Book review - "The Heroes of Rimau: Unravelling the Mystery of One of World War II's Most Daring Raids" by Lynette Silver (1991)

If you want a book on Operation Rimau, this is the one to read - an exhaustively researched, brilliantly gripping account of one of the great epics of the war. If just one person had gotten back from Rimau alive, it would have been made into a blockbuster film, surely, for the material is so magnificent - even more so than Operation Jaywick which, while an amazing success, was a relatively drama free mission with not one shoot out.

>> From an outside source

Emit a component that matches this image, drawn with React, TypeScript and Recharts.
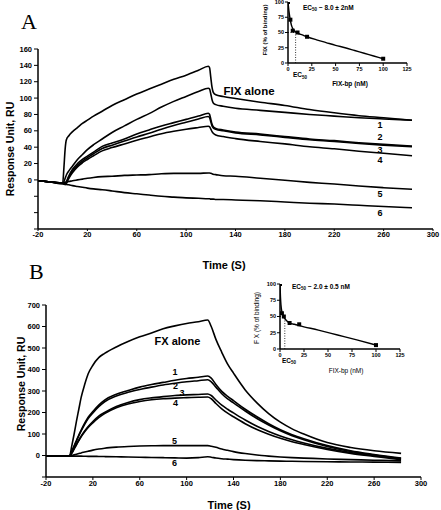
import React from 'react';
import { LineChart, Line, XAxis, YAxis, ComposedChart, ReferenceLine } from 'recharts';

// ---------- Panel A (FIX) ----------
const timeA = [-20, -10, 0, 1, 2, 3, 5, 8, 12, 16, 20, 25, 32, 40, 50, 60, 70, 80, 90, 100, 110, 118, 119, 120, 121, 122, 124, 130, 140, 160, 180, 200, 220, 240, 260, 283];
const fixAloneA = [-1, -2.5, -4, 15, 38, 49, 54, 59, 64, 69, 73, 78, 84, 91, 98, 105, 111, 117, 123, 128, 134, 139, 137, 125, 113, 107, 104, 102, 99.5, 95, 91, 86, 82, 78.5, 76, 73];
const curve1A = [-1, -2.5, -4, -2, 2, 6, 11, 17, 25, 31, 37, 43, 50, 58, 66, 74, 81, 89, 96, 102, 108, 112, 111, 105, 98, 94, 92, 90, 87.5, 85, 82.5, 80, 78, 76, 74.5, 73];
const curve2A = [-1, -2.5, -4, -4.5, -4.5, -2, 5, 13, 20, 25, 29, 34, 41, 45, 50, 56, 61, 66, 70, 74, 78, 81.5, 80, 74, 68, 65, 63, 61, 58.5, 56, 53, 50, 48, 45.5, 43.5, 41.5];
const curve3A = [-1, -2.5, -4, -4.5, -5, -3, 3, 11, 18, 23, 27, 32, 38.5, 42.5, 47.5, 52.5, 57, 62, 66.5, 70.5, 74.5, 77.5, 76, 71, 66, 63.5, 62, 60, 57.5, 55, 52, 49, 47, 44.5, 42.5, 40.5];
const curve4A = [-1, -2.5, -4, -5, -5.5, -4, 2, 9, 16, 21, 25, 29.5, 35.5, 39.5, 44, 48.5, 52.5, 56.5, 59.5, 62, 64, 65.5, 65, 62, 59, 57, 55, 53, 50.5, 47, 44, 40.5, 38, 35, 32.5, 29.5];
const curve5A = [-1, -2.5, -4, -3.5, -3, -2.5, -2, -1, 0, 1, 2, 3, 4, 4.5, 5.5, 6, 6.5, 7.5, 8, 8, 8, 8.5, 8.5, 8, 7.5, 7, 6.5, 5, 4.5, 2, -0.5, -3, -5, -7.5, -9.5, -11.5];
const curve6A = [-1, -2.5, -5, -5, -5.5, -5.5, -6, -7, -8, -9, -10, -11, -12, -13.5, -15.5, -17, -18.5, -20, -21, -22, -22.5, -23, -23, -23.5, -23.5, -23.5, -24, -24, -24.5, -25.5, -27, -28.5, -29.5, -31, -32.5, -34];

// ---------- Panel B (FX) ----------
const timeB = [-20, -10, 0, 2, 4, 6, 8, 10, 13, 16, 20, 25, 30, 40, 50, 60, 70, 80, 90, 100, 110, 118, 121, 125, 130, 135, 140, 150, 160, 170, 180, 190, 200, 220, 240, 260, 283];
const fxAloneB = [-3, -3, -3, 45, 100, 160, 215, 270, 330, 380, 420, 455, 475, 505, 530, 552, 570, 590, 603, 614, 622, 630, 600, 540, 480, 425, 383, 305, 245, 195, 155, 124, 100, 60, 37, 22, 10];
const curve1B = [-3, -3, -3, 20, 45, 70, 95, 118, 150, 178, 205, 235, 258, 285, 302, 318, 330, 340, 350, 358, 364, 370, 360, 330, 298, 275, 255, 215, 180, 148, 120, 97, 78, 46, 22, 5, -12];
const curve2B = [-3, -3, -3, 18, 42, 67, 92, 114, 145, 172, 198, 227, 250, 277, 294, 307, 318, 328, 336, 343, 348, 352, 343, 318, 287, 263, 245, 207, 172, 142, 115, 92, 73, 42, 19, 2, -14];
const curve3B = [-3, -3, -3, 12, 32, 52, 72, 90, 114, 135, 158, 183, 200, 228, 247, 260, 268, 274, 279, 282, 284, 286, 279, 258, 234, 215, 198, 165, 136, 112, 91, 73, 58, 33, 14, 0, -17];
const curve4B = [-3, -3, -3, 10, 30, 50, 69, 87, 110, 130, 152, 176, 195, 222, 240, 251, 259, 264, 267, 269, 271, 272, 264, 242, 217, 197, 180, 148, 121, 99, 80, 64, 51, 28, 10, -4, -20];
const curve5B = [-3, -3, -3, 0, 3, 6, 9, 12, 16, 20, 25, 30, 34, 39, 42, 44, 45, 46, 46, 46, 46, 46, 43, 38, 30, 24, 18, 9, 2, -3, -7, -10, -12, -16, -19, -22, -25];
const curve6B = [-3, -3, -3, -3, -3, -3, -3, -3, -3.5, -4, -4, -4.5, -5, -6, -7, -8, -9, -10, -11, -12, -10, -6, -8, -12, -15, -17, -19, -22, -24, -25, -26, -27, -28, -29, -30, -31, -32];

// ---------- Insets ----------
const insetAFitX = [0, 1, 2, 3, 4, 6, 8, 10, 15, 20, 30, 40, 50, 60, 70, 80, 90, 100];
const insetAFitY = [100, 85, 74, 66, 60, 54, 51, 49, 46, 43, 38, 33.5, 29, 25, 20.5, 16, 11.5, 7];
const insetAPtX = [0, 2.5, 5, 10, 20, 100];
const insetAPtY = [100, 71, 53, 50, 43, 7];
const ec50A = 8;

const insetBFitX = [0, 0.5, 1, 2, 3, 4, 6, 8, 10, 15, 20, 40, 60, 80, 100];
const insetBFitY = [100, 80, 68, 57, 52, 49, 45, 42, 40, 38, 36, 29, 21.5, 14, 6];
const insetBPtX = [0, 2, 4, 10, 20, 100];
const insetBPtY = [100, 55, 50, 40, 38, 6];
const ec50B = 5;

// ---------- Ticks ----------
const timeTicks = [-20, 20, 60, 100, 140, 180, 220, 260, 300];
const yTicksA = [-60, -40, -20, 0, 20, 40, 60, 80, 100, 120, 140, 160];
const yTicksB = [-100, 0, 100, 200, 300, 400, 500, 600, 700];
const insetXTicks = [0, 25, 50, 75, 100, 125];
const insetYTicks = [0, 25, 50, 75, 100];

const keysA = ['fix', 'c1', 'c2', 'c3', 'c4', 'c5', 'c6'];
const seriesA = [fixAloneA, curve1A, curve2A, curve3A, curve4A, curve5A, curve6A];
const seriesB = [fxAloneB, curve1B, curve2B, curve3B, curve4B, curve5B, curve6B];

const rowsA = timeA.map((t, i) => {
  const r: any = { t };
  keysA.forEach((k, j) => (r[k] = seriesA[j][i]));
  return r;
});
const rowsB = timeB.map((t, i) => {
  const r: any = { t };
  keysA.forEach((k, j) => (r[k] = seriesB[j][i]));
  return r;
});
const zipXY = (xs: number[], ys: number[]) => xs.map((x, i) => ({ x, y: ys[i] }));

const SANS = 'Liberation Sans, Arial, sans-serif';
const tickStyle = { fontSize: 7.5, fontWeight: 700, fill: '#000', fontFamily: SANS };
const insetTick = { fontSize: 5.5, fontWeight: 700, fill: '#000', fontFamily: SANS };
const axisLine = { stroke: '#000', strokeWidth: 1.5 };
const tickLine = { stroke: '#000', strokeWidth: 1 };

const Square = (p: any) => {
  if (p.cx == null || p.cy == null) return null;
  return <rect key={`sq-${p.index}`} x={p.cx - 2} y={p.cy - 2} width={4} height={4} fill="#000" />;
};

function Inset({ fit, pts, ec, left, top, w, h, margin, yw }: any) {
  return (
    <div style={{ position: 'absolute', left, top }}>
      <ComposedChart width={w} height={h} margin={margin}>
        <XAxis type="number" dataKey="x" domain={[0, 125]} ticks={insetXTicks} interval={0} tick={insetTick}
          tickSize={3} tickMargin={1} height={12} axisLine={axisLine} tickLine={tickLine} allowDataOverflow />
        <YAxis type="number" dataKey="y" domain={[0, 100]} ticks={insetYTicks} interval={0} tick={insetTick}
          tickSize={3} tickMargin={1} width={yw} axisLine={axisLine} tickLine={tickLine} allowDataOverflow />
        <ReferenceLine segment={[{ x: ec, y: 0 }, { x: ec, y: 50 }]} stroke="#000" strokeWidth={0.8} strokeDasharray="1 1.5" />
        <ReferenceLine segment={[{ x: 0, y: 50 }, { x: ec, y: 50 }]} stroke="#000" strokeWidth={0.8} strokeDasharray="1 1.5" />
        <Line data={fit} dataKey="y" type="monotone" stroke="#000" strokeWidth={1.4} dot={false} isAnimationActive={false} />
        <Line data={pts} dataKey="y" stroke="none" dot={<Square />} isAnimationActive={false} />
      </ComposedChart>
    </div>
  );
}

export default function App() {
  const lines = keysA.map((k) => (
    <Line key={k} dataKey={k} type="monotone" stroke="#000" strokeWidth={1.6} dot={false} isAnimationActive={false} />
  ));
  return (
    <div style={{ position: 'absolute', left: 0, top: 0, width: 441, height: 510, background: '#fff' }}>
      <div style={{ position: 'absolute', left: 0, top: 0 }}>
        <LineChart width={441} height={270} data={rowsA} margin={{ top: 49, right: 8, bottom: 21, left: 0 }}>
          <XAxis type="number" dataKey="t" domain={[-20, 300]} ticks={timeTicks} interval={0} tick={tickStyle}
            tickSize={2} tickMargin={1} height={20} axisLine={axisLine} tickLine={tickLine} allowDataOverflow />
          <YAxis type="number" domain={[-60, 160]} ticks={yTicksA} interval={0} tick={tickStyle}
            tickFormatter={(v: number) => (v < 0 ? '' : String(v))} tickSize={4} tickMargin={2} width={38}
            axisLine={axisLine} tickLine={tickLine} allowDataOverflow />
          {lines}
        </LineChart>
      </div>
      <div style={{ position: 'absolute', left: 0, top: 250 }}>
        <LineChart width={441} height={260} data={rowsB} margin={{ top: 55, right: 20, bottom: 13, left: 0 }}>
          <XAxis type="number" dataKey="t" domain={[-20, 300]} ticks={timeTicks} interval={0} tick={tickStyle}
            tickSize={3} tickMargin={1} height={20} axisLine={axisLine} tickLine={tickLine} allowDataOverflow />
          <YAxis type="number" domain={[-100, 700]} ticks={yTicksB} interval={0} tick={tickStyle}
            tickFormatter={(v: number) => (v < 0 ? '' : String(v))} tickSize={4} tickMargin={2} width={46}
            axisLine={axisLine} tickLine={tickLine} allowDataOverflow />
          {lines}
        </LineChart>
      </div>

      <Inset fit={zipXY(insetAFitX, insetAFitY)} pts={zipXY(insetAPtX, insetAPtY)} ec={ec50A}
        left={250} top={0} w={175} h={95} margin={{ top: 2, right: 18, bottom: 20, left: 0 }} yw={38} />
      <Inset fit={zipXY(insetBFitX, insetBFitY)} pts={zipXY(insetBPtX, insetBPtY)} ec={ec50B}
        left={240} top={280} w={175} h={95} margin={{ top: 4, right: 15, bottom: 14, left: 0 }} yw={40} />

      <svg width={441} height={510} style={{ position: 'absolute', left: 0, top: 0, pointerEvents: 'none' }}>
        <g fontFamily="Liberation Serif, Times New Roman, serif" fill="#000">
          <text x={21} y={28.5} fontSize={22}>A</text>
          <text x={29} y={279} fontSize={22}>B</text>
        </g>
        <g fontFamily={SANS} fontWeight={700} fill="#000">
          <text transform="translate(10,149) rotate(-90)" textAnchor="middle" dominantBaseline="central" fontSize={10.5}>Response Unit, RU</text>
          <text transform="translate(21,384) rotate(-90)" textAnchor="middle" dominantBaseline="central" fontSize={10.5}>Response Unit, RU</text>
          <text x={224} y={265} textAnchor="middle" dominantBaseline="central" fontSize={11}>Time (S)</text>
          <text x={229} y={505} textAnchor="middle" dominantBaseline="central" fontSize={11}>Time (S)</text>

          <text x={249} y={91} textAnchor="middle" dominantBaseline="central" fontSize={11.5}>FIX alone</text>
          <text x={380} y={125} textAnchor="middle" dominantBaseline="central" fontSize={9}>1</text>
          <text x={380} y={137} textAnchor="middle" dominantBaseline="central" fontSize={9}>2</text>
          <text x={380} y={149.5} textAnchor="middle" dominantBaseline="central" fontSize={9}>3</text>
          <text x={380} y={159.5} textAnchor="middle" dominantBaseline="central" fontSize={9}>4</text>
          <text x={380} y={194} textAnchor="middle" dominantBaseline="central" fontSize={9}>5</text>
          <text x={380} y={213} textAnchor="middle" dominantBaseline="central" fontSize={9}>6</text>

          <text x={177.5} y={341} textAnchor="middle" dominantBaseline="central" fontSize={11}>FX alone</text>
          <text x={175} y={372} textAnchor="middle" dominantBaseline="central" fontSize={9}>1</text>
          <text x={175.5} y={386} textAnchor="middle" dominantBaseline="central" fontSize={9}>2</text>
          <text x={182} y={393} textAnchor="middle" dominantBaseline="central" fontSize={9}>3</text>
          <text x={175.5} y={403} textAnchor="middle" dominantBaseline="central" fontSize={9}>4</text>
          <text x={174.5} y={441} textAnchor="middle" dominantBaseline="central" fontSize={9}>5</text>
          <text x={174.5} y={463} textAnchor="middle" dominantBaseline="central" fontSize={9}>6</text>

          {/* inset A texts */}
          <text x={303} y={9.5} fontSize={6.5}>EC<tspan fontSize={4.5} dy={1.5}>50</tspan><tspan dy={-1.5}> ~ 8.0 ± 2nM</tspan></text>
          <text transform="translate(265,30) rotate(-90)" textAnchor="middle" dominantBaseline="central" fontSize={6}>FIX (% of binding)</text>
          <text x={350} y={83} textAnchor="middle" dominantBaseline="central" fontSize={6.5}>FIX-bp (nM)</text>
          <text x={293} y={77} fontSize={6.5}>EC<tspan fontSize={4.5} dy={1.5}>50</tspan></text>

          {/* inset B texts */}
          <text x={292} y={288.5} fontSize={6.5}>EC<tspan fontSize={4.5} dy={1.5}>50</tspan><tspan dy={-1.5}> ~ 2.0 ± 0.5 nM</tspan></text>
          <text x={282} y={362.5} fontSize={6.5}>EC<tspan fontSize={4.5} dy={1.5}>50</tspan></text>
        </g>
        <g fontFamily={SANS} fill="#000">
          <text transform="translate(256,318) rotate(-90)" textAnchor="middle" dominantBaseline="central" fontSize={6.5}>F X (% of binding)</text>
          <text x={346} y={370} textAnchor="middle" dominantBaseline="central" fontSize={6.5}>FIX-bp (nM)</text>
        </g>
      </svg>
    </div>
  );
}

Rimau was non stop action - 23 desperate men on a mission to blow up shipping in Singapore, hijacking a junk and dressing as natives, the mission goes pear shaped but they manage to succeed in sinking some ships then flee for their lives: shoot outs on islands, drownings, suicides, heroic last stands, pirating junks, overlooked by rendezvous subs, betrayed and/or helped by locals, being experimented on by Japanese army doctors, going mad with malaria, getting agonizingly close to safety but having dashed at the last minute...

It's page turning stuff - with the underlying sadness that not one made it back. Ten managed to be captured by they were all executed after a sham trial - again, agonisingly close to Japan's surrender. This makes it a truly tragic epic and very moving.

This book isn't just limited to Rimau - there is a recap of Australia's campaign in Malaya, the flight to freedom by Ivan Lyons (a mini epic in itself involving the hijacking of a vessel and sailing it to Ceylon), a recount of Jaywick, plus a recap of some disastrous operations by Australian special forces in Timor (more mini epics which should be better known... Z force men being captured and forced to broadcast messages luring more special forces to the island).

It really is enthralling stuff, full of heroism, brutality, and all-to-easy-to-believe stupidity. The research is ground breaking, the narrative highly involving. A modern classic.